## Begin Supplied data

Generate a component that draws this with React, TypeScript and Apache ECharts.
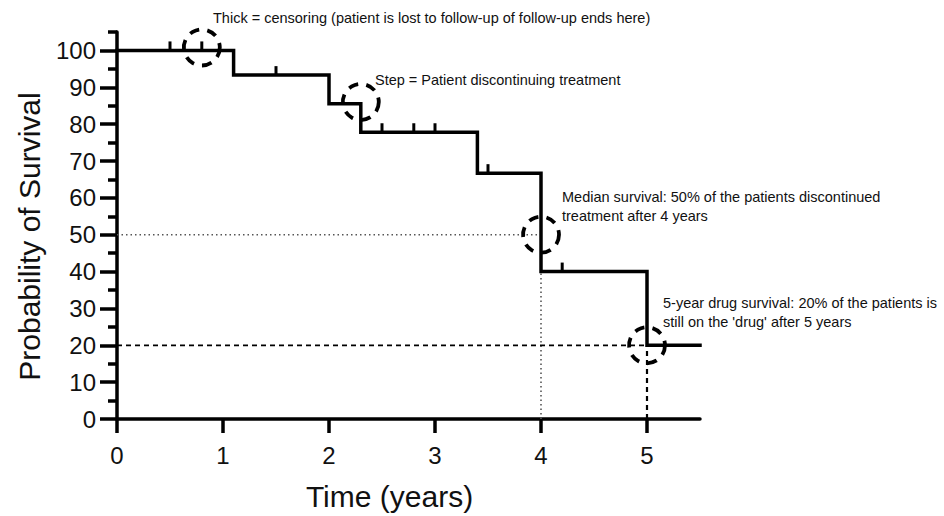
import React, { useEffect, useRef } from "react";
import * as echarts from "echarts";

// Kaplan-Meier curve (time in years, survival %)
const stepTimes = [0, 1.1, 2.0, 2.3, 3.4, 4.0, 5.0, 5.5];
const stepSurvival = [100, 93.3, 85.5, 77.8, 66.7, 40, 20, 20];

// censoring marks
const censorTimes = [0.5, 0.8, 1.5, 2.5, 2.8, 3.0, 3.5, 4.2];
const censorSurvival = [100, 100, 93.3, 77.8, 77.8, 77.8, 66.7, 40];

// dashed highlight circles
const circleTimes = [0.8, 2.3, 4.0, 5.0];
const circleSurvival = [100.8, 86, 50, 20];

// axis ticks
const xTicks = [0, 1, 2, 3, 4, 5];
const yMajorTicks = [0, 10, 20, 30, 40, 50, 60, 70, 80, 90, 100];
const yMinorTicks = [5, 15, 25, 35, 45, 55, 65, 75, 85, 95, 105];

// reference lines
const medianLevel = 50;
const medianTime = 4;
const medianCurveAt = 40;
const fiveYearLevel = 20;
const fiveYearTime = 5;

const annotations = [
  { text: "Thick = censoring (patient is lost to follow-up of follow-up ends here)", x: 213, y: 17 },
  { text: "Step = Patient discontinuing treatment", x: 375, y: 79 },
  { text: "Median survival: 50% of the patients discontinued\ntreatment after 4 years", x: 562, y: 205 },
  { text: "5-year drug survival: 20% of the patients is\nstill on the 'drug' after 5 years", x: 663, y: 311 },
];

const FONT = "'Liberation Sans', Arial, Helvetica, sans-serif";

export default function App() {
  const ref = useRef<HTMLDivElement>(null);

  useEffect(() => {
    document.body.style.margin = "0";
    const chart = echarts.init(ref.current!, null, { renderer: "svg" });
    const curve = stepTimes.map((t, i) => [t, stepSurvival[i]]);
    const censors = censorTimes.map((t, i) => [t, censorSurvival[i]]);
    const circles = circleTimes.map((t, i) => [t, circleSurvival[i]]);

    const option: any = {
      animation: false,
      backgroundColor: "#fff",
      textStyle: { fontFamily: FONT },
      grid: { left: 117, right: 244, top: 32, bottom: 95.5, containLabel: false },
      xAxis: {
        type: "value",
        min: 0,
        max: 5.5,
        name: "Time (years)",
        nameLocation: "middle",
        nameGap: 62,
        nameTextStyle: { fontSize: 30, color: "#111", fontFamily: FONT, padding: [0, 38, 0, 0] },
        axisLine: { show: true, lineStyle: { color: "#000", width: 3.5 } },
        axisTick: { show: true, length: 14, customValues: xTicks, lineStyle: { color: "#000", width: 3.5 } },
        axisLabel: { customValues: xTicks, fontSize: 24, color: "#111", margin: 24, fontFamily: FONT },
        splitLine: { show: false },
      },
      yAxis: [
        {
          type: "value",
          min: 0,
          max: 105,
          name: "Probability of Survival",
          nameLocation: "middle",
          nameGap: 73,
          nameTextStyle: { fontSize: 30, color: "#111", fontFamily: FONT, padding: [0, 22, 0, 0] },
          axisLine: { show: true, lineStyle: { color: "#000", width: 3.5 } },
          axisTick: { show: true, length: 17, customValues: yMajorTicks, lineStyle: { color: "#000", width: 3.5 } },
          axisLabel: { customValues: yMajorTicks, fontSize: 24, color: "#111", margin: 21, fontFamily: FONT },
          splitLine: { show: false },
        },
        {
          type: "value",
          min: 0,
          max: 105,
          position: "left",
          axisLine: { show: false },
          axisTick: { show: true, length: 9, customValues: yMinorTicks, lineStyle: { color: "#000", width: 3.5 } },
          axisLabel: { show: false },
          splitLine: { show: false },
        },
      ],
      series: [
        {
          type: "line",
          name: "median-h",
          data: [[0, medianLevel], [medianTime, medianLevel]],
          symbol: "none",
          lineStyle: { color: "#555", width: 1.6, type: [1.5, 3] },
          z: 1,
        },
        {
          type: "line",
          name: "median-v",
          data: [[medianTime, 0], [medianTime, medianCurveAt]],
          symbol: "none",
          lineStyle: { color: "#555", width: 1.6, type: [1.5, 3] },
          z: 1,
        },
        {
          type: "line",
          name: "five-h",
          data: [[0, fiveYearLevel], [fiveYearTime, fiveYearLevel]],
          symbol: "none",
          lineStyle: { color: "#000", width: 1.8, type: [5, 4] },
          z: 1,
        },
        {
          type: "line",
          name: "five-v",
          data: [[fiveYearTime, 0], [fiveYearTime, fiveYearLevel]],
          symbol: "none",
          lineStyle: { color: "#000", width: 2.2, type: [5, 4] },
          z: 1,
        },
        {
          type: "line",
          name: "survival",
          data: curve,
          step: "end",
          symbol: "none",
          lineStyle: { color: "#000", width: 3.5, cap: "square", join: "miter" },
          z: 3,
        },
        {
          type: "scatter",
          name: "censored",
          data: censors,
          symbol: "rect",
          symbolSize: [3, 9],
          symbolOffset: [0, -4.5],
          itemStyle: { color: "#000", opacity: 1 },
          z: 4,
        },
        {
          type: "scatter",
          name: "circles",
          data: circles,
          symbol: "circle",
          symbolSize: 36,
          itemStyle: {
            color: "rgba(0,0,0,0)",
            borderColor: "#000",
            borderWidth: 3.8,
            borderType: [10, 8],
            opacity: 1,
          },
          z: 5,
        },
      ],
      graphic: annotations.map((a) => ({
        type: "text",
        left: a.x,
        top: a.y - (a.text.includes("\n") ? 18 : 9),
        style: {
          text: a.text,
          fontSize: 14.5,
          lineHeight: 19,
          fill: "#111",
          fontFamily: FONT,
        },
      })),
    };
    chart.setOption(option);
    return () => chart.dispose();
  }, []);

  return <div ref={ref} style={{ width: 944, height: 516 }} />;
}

## End Supplied data

Transcribe exactly, with no pictures, the lines running from the first line of the material through the line holding "const stepSurvival = [100, 93.3, 85.5, 77.8, 66.7, 40, 20, 20];".

Generate a component that draws this with React, TypeScript and Apache ECharts.
import React, { useEffect, useRef } from "react";
import * as echarts from "echarts";

// Kaplan-Meier curve (time in years, survival %)
const stepTimes = [0, 1.1, 2.0, 2.3, 3.4, 4.0, 5.0, 5.5];
const stepSurvival = [100, 93.3, 85.5, 77.8, 66.7, 40, 20, 20];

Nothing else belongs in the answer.